The new kid on the block shamed me, totally humiliated me. It was bad enough that the rest of us had lived and played there for years before this newcomer showed up. He was very athletic and good-looking and all the girls let him join the street gang free of the normal cost of at least one year in school together. None of the boys had the nerve to challenge his instant status. But, I did find some way of irritating him. His response was to call me down in front of all the people I’d known since second grade. I wouldn’t fight a kid I knew I couldn’t whip. I turned away from the laughing crowd and rode my bike home, totally shamed.

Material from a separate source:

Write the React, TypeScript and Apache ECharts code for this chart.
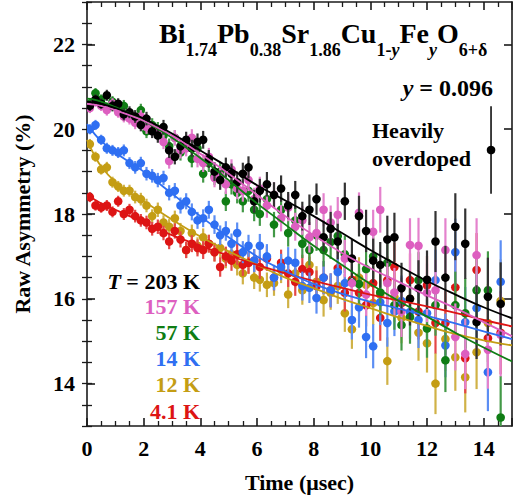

Shame is the robbing of someone’s dignity. That distinguishes it from discipline, an effort to instruct another person, or punishment, which is discipline to the extreme involving the withdrawal of some privilege or even the infliction of some form of pain. Shame involves the sheer stripping down of someone’s being for reasons that having nothing to do with hope. Parents who have had no good example in their own lives often result to shaming their children by thinking, falsely, that they are disciplining them. Shame is emotional torture to anyone on the receiving end.

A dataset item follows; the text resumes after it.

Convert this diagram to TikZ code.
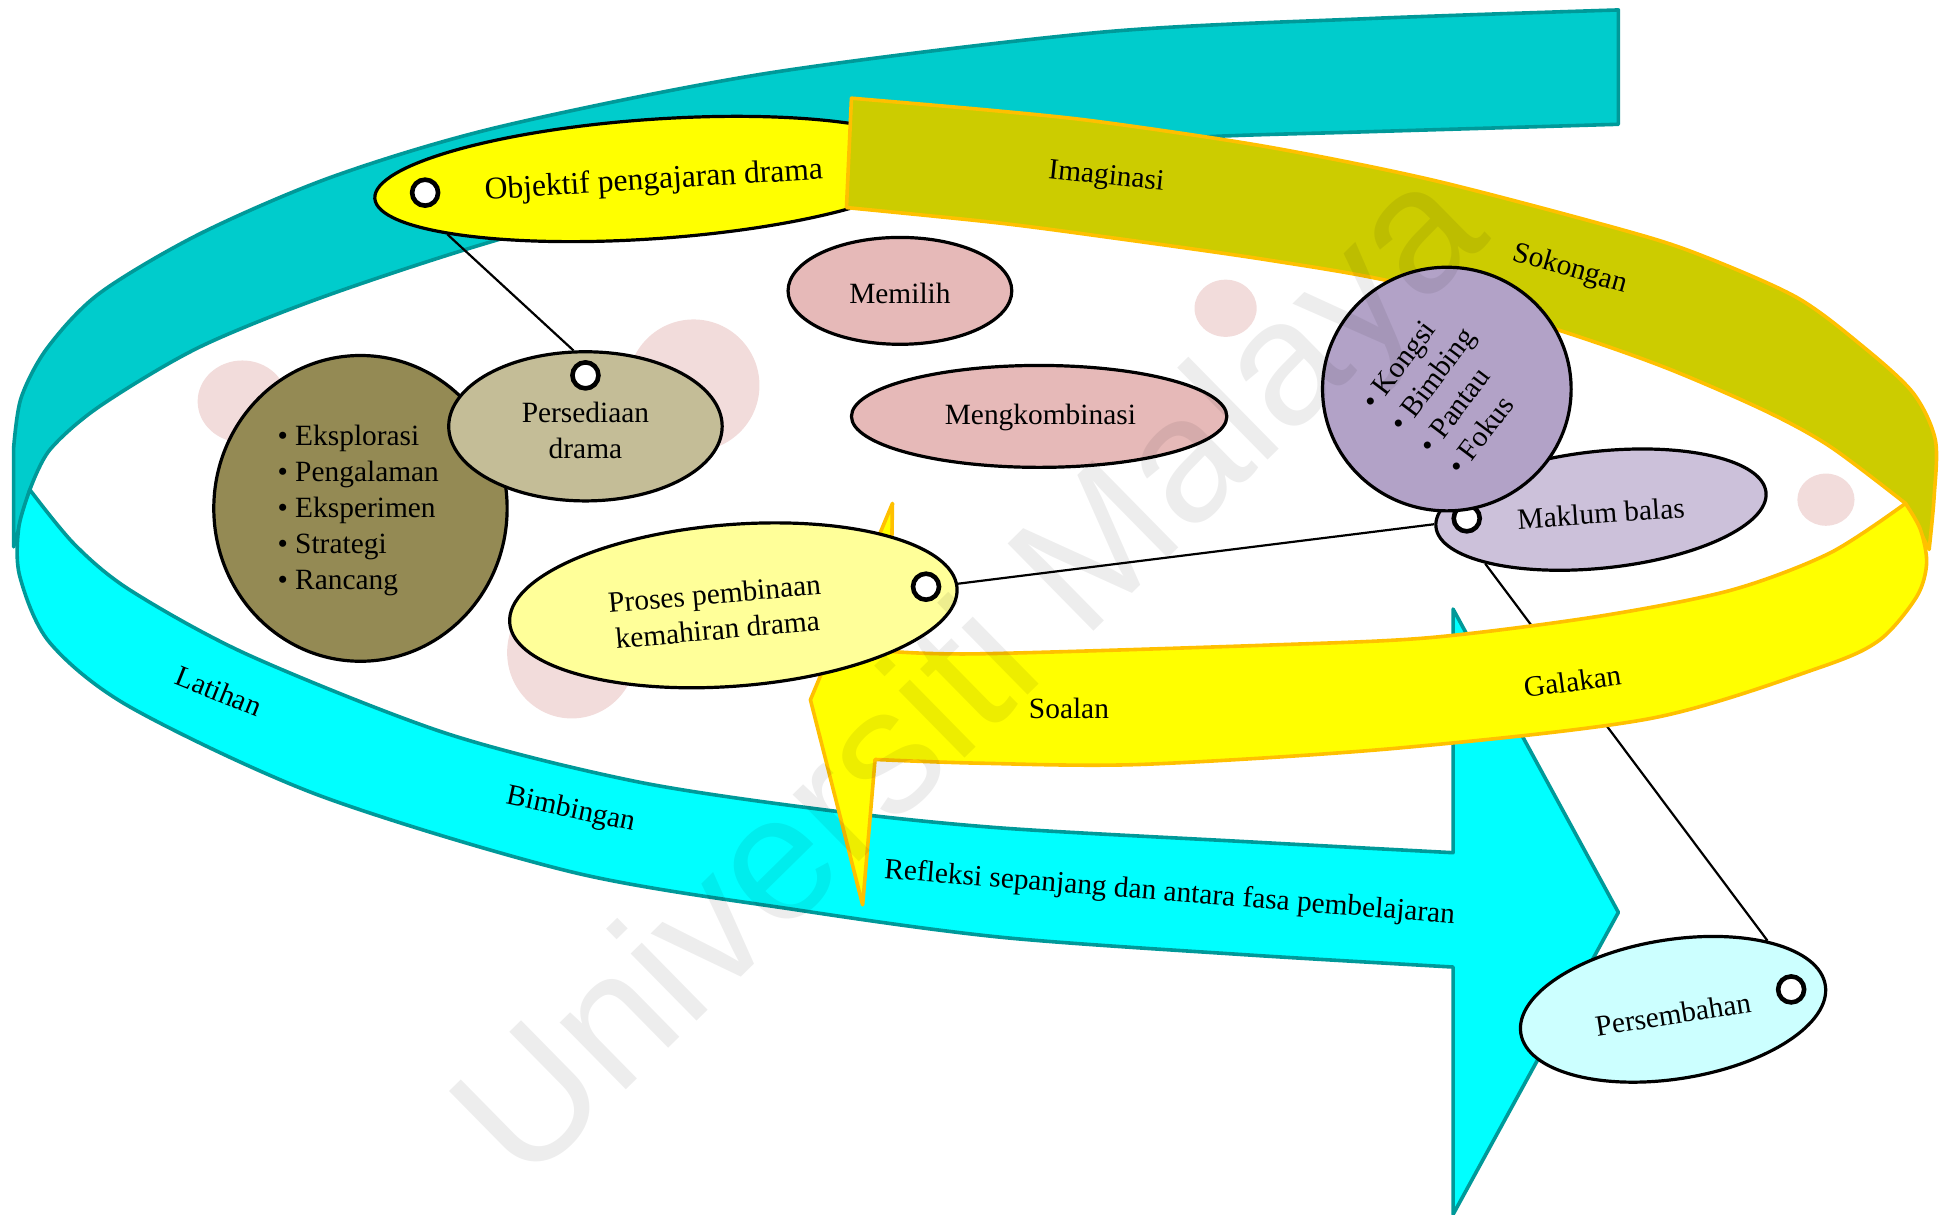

Years ago, I observed a sad example of shame as discipline gone awry in another family. While playing with my sons on a local playground, another child was playing on a swing set nearby. The child did something that angered his mother. The mother shouted at the child, “Stupid!” As I watched, the boy changed his behavior for the moment. My heart broke for him, and for his mother. If that was or continued to be the standard way that mom chose to discipline her child, almost certainly, he grew up bearing a deep sense of emotional shame. The most important person in his world had stripped him of the simple dignity of being a person of inestimable wealth in her eyes. The sun in his spiritual universe had announced to him that he was out of orbit with the gravitational center of all that mattered. He was a shameful presence instead.

That may sound like an overreaction. But, in my experience, nearly every form of adult misbehavior is rooted in some form of unanswered shame from the past. Sin begets sin, shame begets shame. In its rawest, most unadulterated form, the gospel of Jesus is the only answer to shame. Sin may cause eternal death. Before eternal death, shame causes soul-mauling, heart-breaking, mind-numbing torture.

Feeling tortured, but keeping it to myself, I rode my bike back home. It was a summer day. Everyone sat outside back when there were only three black and white TV programs to watch inside. I pulled my knees up under my chin as a I parked myself on the front left fender of dad’s 1957 Ford two-door Fairlane. Dad knew something was wrong. He pulled himself up on the fender with me. No words were exchanged. In a moment, he slipped his arm around my shoulders and I began to cry. He never asked me what happened. He just wanted me to know that, in his eyes, I was of inestimable worth and no one, not even the block bully could change that. Through his beefy hands connected to my right shoulder, physical, emotional and spiritual refueled the empty tanks in my heart and soul with dignity and hope. My father was my friend; I knew I was loved. What else mattered.

The only remedy for shame is the presence in our lives of at least one other person who becomes the presence of Christ, the one who bore our shame on the cross, for us in moments of shame. The first person who ever did that for me was my dad. How about you?